A Wicked Awesome Moment

An open letter to Boston's newest stars

HELLO! AND WELCOME to Boston. Allow me to congratulate each of you on the six straight championships your teams are about to win. Please note that we Boston fans have already pretty much banked these titles, and failure to deliver them is not recommended. Your careers in Boston will be judged starting with your various title defenses in 2013.

I cannot remember a time when the city was so excited for all three major teams. When I heard Randy Moss was coming to the Pats, I thought, "Finally, a long ball threat for Brady!" When the Sox acquired Eric Gagné it was, "Two closers!
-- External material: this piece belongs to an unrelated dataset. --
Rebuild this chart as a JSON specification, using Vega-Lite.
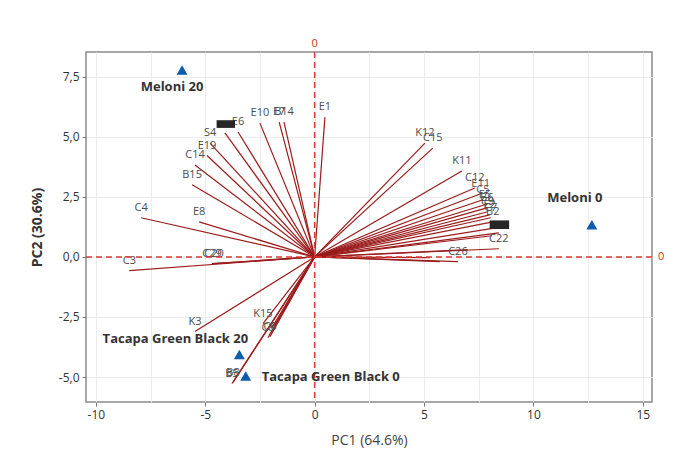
{
  "$schema": "https://vega.github.io/schema/vega-lite/v6.json",
  "width": 566,
  "height": 350,
  "autosize": "none",
  "padding": {"left": 86, "top": 52, "right": 37, "bottom": 57},
  "background": "white",
  "config": {
    "view": {"stroke": "#8a8a8a", "strokeWidth": 1.5},
    "font": "Open Sans"
  },
  "datasets": {
    "loadings": [
      {"label": "E1", "x": 0.47, "y": 5.82},
      {"label": "E10", "x": -2.50, "y": 5.57},
      {"label": "E7", "x": -1.62, "y": 5.61},
      {"label": "B14", "x": -1.40, "y": 5.61},
      {"label": "E6", "x": -3.50, "y": 5.20},
      {"label": "", "x": -4.10, "y": 5.16},
      {"label": "S4", "x": -4.78, "y": 4.74},
      {"label": "E19", "x": -4.92, "y": 4.22},
      {"label": "C14", "x": -5.47, "y": 3.83},
      {"label": "B15", "x": -5.60, "y": 3.00},
      {"label": "C4", "x": -7.93, "y": 1.63},
      {"label": "E8", "x": -5.28, "y": 1.46},
      {"label": "C3", "x": -8.47, "y": -0.57},
      {"label": "C20", "x": -4.60, "y": -0.28},
      {"label": "C29", "x": -4.69, "y": -0.28},
      {"label": "K3", "x": -5.47, "y": -3.11},
      {"label": "K15", "x": -2.36, "y": -2.78},
      {"label": "C8", "x": -2.13, "y": -3.36},
      {"label": "C6", "x": -2.04, "y": -3.32},
      {"label": "", "x": -1.95, "y": -2.94},
      {"label": "", "x": -1.86, "y": -2.90},
      {"label": "B5", "x": -3.78, "y": -5.27},
      {"label": "B8", "x": -3.73, "y": -5.23},
      {"label": "K12", "x": 5.04, "y": 4.74},
      {"label": "C15", "x": 5.40, "y": 4.53},
      {"label": "K11", "x": 6.73, "y": 3.58},
      {"label": "C12", "x": 7.32, "y": 2.87},
      {"label": "E11", "x": 7.59, "y": 2.63},
      {"label": "C5", "x": 7.69, "y": 2.38},
      {"label": "E5", "x": 7.78, "y": 2.17},
      {"label": "B6", "x": 7.87, "y": 2.04},
      {"label": "C9", "x": 7.91, "y": 1.88},
      {"label": "E2", "x": 8.00, "y": 1.75},
      {"label": "C7", "x": 8.05, "y": 1.63},
      {"label": "B2", "x": 8.14, "y": 1.46},
      {"label": "", "x": 8.28, "y": 1.21},
      {"label": "", "x": 8.42, "y": 1.00},
      {"label": "", "x": 8.10, "y": 0.88},
      {"label": "C22", "x": 8.42, "y": 0.34},
      {"label": "C26", "x": 6.55, "y": -0.20},
      {"label": "", "x": 7.00, "y": 0.30},
      {"label": "", "x": 5.72, "y": -0.20},
      {"label": "", "x": 5.26, "y": -0.03}
    ],
    "blobs": [
      {"x": -4.48, "x2": -3.64, "y": 5.37, "y2": 5.69},
      {"x": 8.00, "x2": 8.89, "y": 1.16, "y2": 1.52}
    ],
    "scores": [
      {"name": "Meloni 20", "x": -6.06, "y": 7.78},
      {"name": "Meloni 0", "x": 12.67, "y": 1.34},
      {"name": "Tacapa Green Black 20", "x": -3.44, "y": -4.06},
      {"name": "Tacapa Green Black 0", "x": -3.15, "y": -4.96}
    ],
    "one": [{}]
  },
  "layer": [
    {
      "data": {"name": "loadings"},
      "mark": {"type": "rule", "color": "#9b1c1c", "strokeWidth": 1.2},
      "encoding": {
        "x": {
          "field": "x", "type": "quantitative",
          "scale": {"domain": [-10.45, 15.42], "nice": false, "zero": false},
          "axis": {
            "values": [-10, -7.5, -5, -2.5, 0, 2.5, 5, 7.5, 10, 12.5, 15],
            "labelExpr": "datum.value % 5 === 0 ? '' + datum.value : ''",
            "tickOpacity": {"condition": {"test": "datum.value % 5 !== 0", "value": 0}, "value": 1},
            "grid": true, "gridColor": "#ececec", "gridWidth": 1,
            "domain": false, "tickColor": "#777", "tickSize": 4,
            "labelColor": "#333", "labelFontSize": 12, "labelPadding": 3, "labelFlush": false,
            "title": "PC1 (64.6%)", "titleFontSize": 14, "titleFontWeight": "normal", "titleColor": "#444",
            "titleX": 283, "titleY": 38, "titleBaseline": "middle", "titleAlign": "center"
          }
        },
        "y": {
          "field": "y", "type": "quantitative",
          "scale": {"domain": [-6.04, 8.53], "nice": false, "zero": false},
          "axis": {
            "values": [-5, -3.75, -2.5, -1.25, 0, 1.25, 2.5, 3.75, 5, 6.25, 7.5],
            "labelExpr": "datum.value % 2.5 === 0 ? (datum.value < 0 ? '-' : '') + replace(format(abs(datum.value), '.1f'), '.', ',') : ''",
            "tickOpacity": {"condition": {"test": "datum.value % 2.5 !== 0", "value": 0}, "value": 1},
            "grid": true, "gridColor": "#ececec", "gridWidth": 1,
            "domain": false, "tickColor": "#777", "tickSize": 4,
            "labelColor": "#333", "labelFontSize": 12, "labelPadding": 3, "labelFlush": false,
            "title": "PC2 (30.6%)", "titleFontSize": 14, "titleFontWeight": "bold", "titleColor": "#333",
            "titleX": -49, "titleY": 175, "titleAngle": -90, "titleBaseline": "middle", "titleAlign": "center"
          }
        },
        "x2": {"datum": 0},
        "y2": {"datum": 0}
      }
    },
    {
      "data": {"name": "loadings"},
      "mark": {"type": "text", "fontSize": 11, "color": "#4d4d4d", "dy": -10, "align": "center", "baseline": "middle"},
      "encoding": {
        "x": {"field": "x", "type": "quantitative"},
        "y": {"field": "y", "type": "quantitative"},
        "text": {"field": "label"}
      }
    },
    {
      "data": {"name": "blobs"},
      "mark": {"type": "rect", "color": "#262626"},
      "encoding": {
        "x": {"field": "x", "type": "quantitative"},
        "x2": {"field": "x2"},
        "y": {"field": "y", "type": "quantitative"},
        "y2": {"field": "y2"}
      }
    },
    {
      "data": {"name": "one"},
      "mark": {"type": "rule", "color": "#d93a32", "strokeWidth": 1.5, "strokeDash": [6, 4]},
      "encoding": {"x": {"datum": 0, "type": "quantitative"}}
    },
    {
      "data": {"name": "one"},
      "mark": {"type": "rule", "color": "#d93a32", "strokeWidth": 1.5, "strokeDash": [6, 4]},
      "encoding": {"y": {"datum": 0, "type": "quantitative"}}
    },
    {
      "data": {"name": "one"},
      "mark": {"type": "text", "color": "#c8312a", "fontSize": 11, "dy": -8, "baseline": "middle"},
      "encoding": {"x": {"datum": 0, "type": "quantitative"}, "y": {"datum": 8.53, "type": "quantitative"}, "text": {"value": "0"}}
    },
    {
      "data": {"name": "one"},
      "mark": {"type": "text", "color": "#c8312a", "fontSize": 11, "dx": 6, "align": "left", "baseline": "middle"},
      "encoding": {"x": {"datum": 15.42, "type": "quantitative"}, "y": {"datum": 0, "type": "quantitative"}, "text": {"value": "0"}}
    },
    {
      "data": {"name": "scores"},
      "mark": {"type": "point", "shape": "triangle-up", "filled": true, "color": "#0d5cad", "opacity": 1, "size": 120},
      "encoding": {
        "x": {"field": "x", "type": "quantitative"},
        "y": {"field": "y", "type": "quantitative"}
      }
    },
    {
      "data": {"name": "scores"},
      "transform": [{"filter": "datum.name === 'Meloni 20'"}],
      "mark": {"type": "text", "fontSize": 13, "fontWeight": "bold", "color": "#333", "dx": -10, "dy": 17, "align": "center", "baseline": "middle"},
      "encoding": {"x": {"field": "x", "type": "quantitative"}, "y": {"field": "y", "type": "quantitative"}, "text": {"field": "name"}}
    },
    {
      "data": {"name": "scores"},
      "transform": [{"filter": "datum.name === 'Meloni 0'"}],
      "mark": {"type": "text", "fontSize": 13, "fontWeight": "bold", "color": "#333", "dx": -17, "dy": -27, "align": "center", "baseline": "middle"},
      "encoding": {"x": {"field": "x", "type": "quantitative"}, "y": {"field": "y", "type": "quantitative"}, "text": {"field": "name"}}
    },
    {
      "data": {"name": "scores"},
      "transform": [{"filter": "datum.name === 'Tacapa Green Black 20'"}],
      "mark": {"type": "text", "fontSize": 13, "fontWeight": "bold", "color": "#333", "dx": -64, "dy": -15, "align": "center", "baseline": "middle"},
      "encoding": {"x": {"field": "x", "type": "quantitative"}, "y": {"field": "y", "type": "quantitative"}, "text": {"field": "name"}}
    },
    {
      "data": {"name": "scores"},
      "transform": [{"filter": "datum.name === 'Tacapa Green Black 0'"}],
      "mark": {"type": "text", "fontSize": 13, "fontWeight": "bold", "color": "#333", "dx": 16, "dy": 1, "align": "left", "baseline": "middle"},
      "encoding": {"x": {"field": "x", "type": "quantitative"}, "y": {"field": "y", "type": "quantitative"}, "text": {"field": "name"}}
    }
  ]
}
We're so lucky!" And when news of the Kevin Garnett deal came across the wires I thought, "I only wish the Celtics were still in Boston." Then I was told that they are still in Boston. So ... great!

Because of you, Boston fans have been talking sports 24/7. This is up significantly from the normal average of 23/7—the extra hour usually reserved for local politics and stories of times we met Matt Damon. (In my case it was 1996, outside the Charles Hotel in Cambridge. We talked about Wade Boggs for 20 seconds. We're basically best friends.)

To help you get accustomed to your new environs, I will now answer some questions you might have as you embark on a new life in the greatest sports city in the world.

Are people excited about us joining our new teams?

Absolutely. Critics, pundits and fans alike largely approved of the moves that brought you here. Which was very confusing. We're not used to describing our front offices as "competent" or "smart" or basically anything except "hopeless morasses of dysfunction."

I'm confused—aren't the front offices generally excellent?

They're idiots. We could run their teams better.

Wait. I know the Celtics have had some hard times. But the Pats have won three Super Bowls, and the Sox won the Series in 2004.

I can't hear you. You're breaking up. I'm going into a tunnel. (I did hear the Celtics part, though, and I agree.)

I have heard stories of the importance of sports—not just to fans but to the greater Boston community. Are they true?

Quite. If there were a nuclear war in Asia and Jabar Gaffney happened to be vacationing in Singapore, the front-page headline in The Boston Globe would be: PATS' WR INJURED IN BLAST.

Is it as tough to play here as some people say?

It can be. In 2004 the Red Sox won the World Series for the first time since like 1768. There were parades. People named their babies "Papi" and "Theo Epstein" and "2004." Seriously. My best friend's daughter is named 2004 Kellner. Then the following year, when the team started 0--2, Terry Francona developed heart problems and Epstein was later run out of town in a gorilla suit. We do not mess around.

This sounds irrational. I thought Boston fans had a reputation as being well-informed.

We do, and it is somewhat justified. For instance, using the branch of data examination known as "sabermetrics," I can better calculate the value of baseball players beyond what traditional stats, or anecdotal evidence, might suggest. However, thanks to the psychological process known as "compartmentalization," I can also set aside all my well-reasoned thinking and objective analysis at a moment's notice if Kevin Youkilis hits into a double play in the seventh inning of a one-run game, allowing me to smash my TV with a hammer.

I have heard that you, Ken, used to play the video game NBA Inside Drive 2004 and that the first thing you did in your one-man league was trade Kevin Garnett and Ray Allen to the Celtics. Is this true?

It is, weirdly, absolutely true. Garnett, Allen and Pierce had excellent digital team chemistry. The Celts went 82--0.

Didn't that make playing the game less fun?

Are you kidding? Garnett averaged a triple triple. If that's wrong, I don't want to be right.

What do you expect from the real team?


Surely you can't....

82--0. End of discussion.

Again—welcome, and I hope this helps with your transition. Good luck with the seven-peat.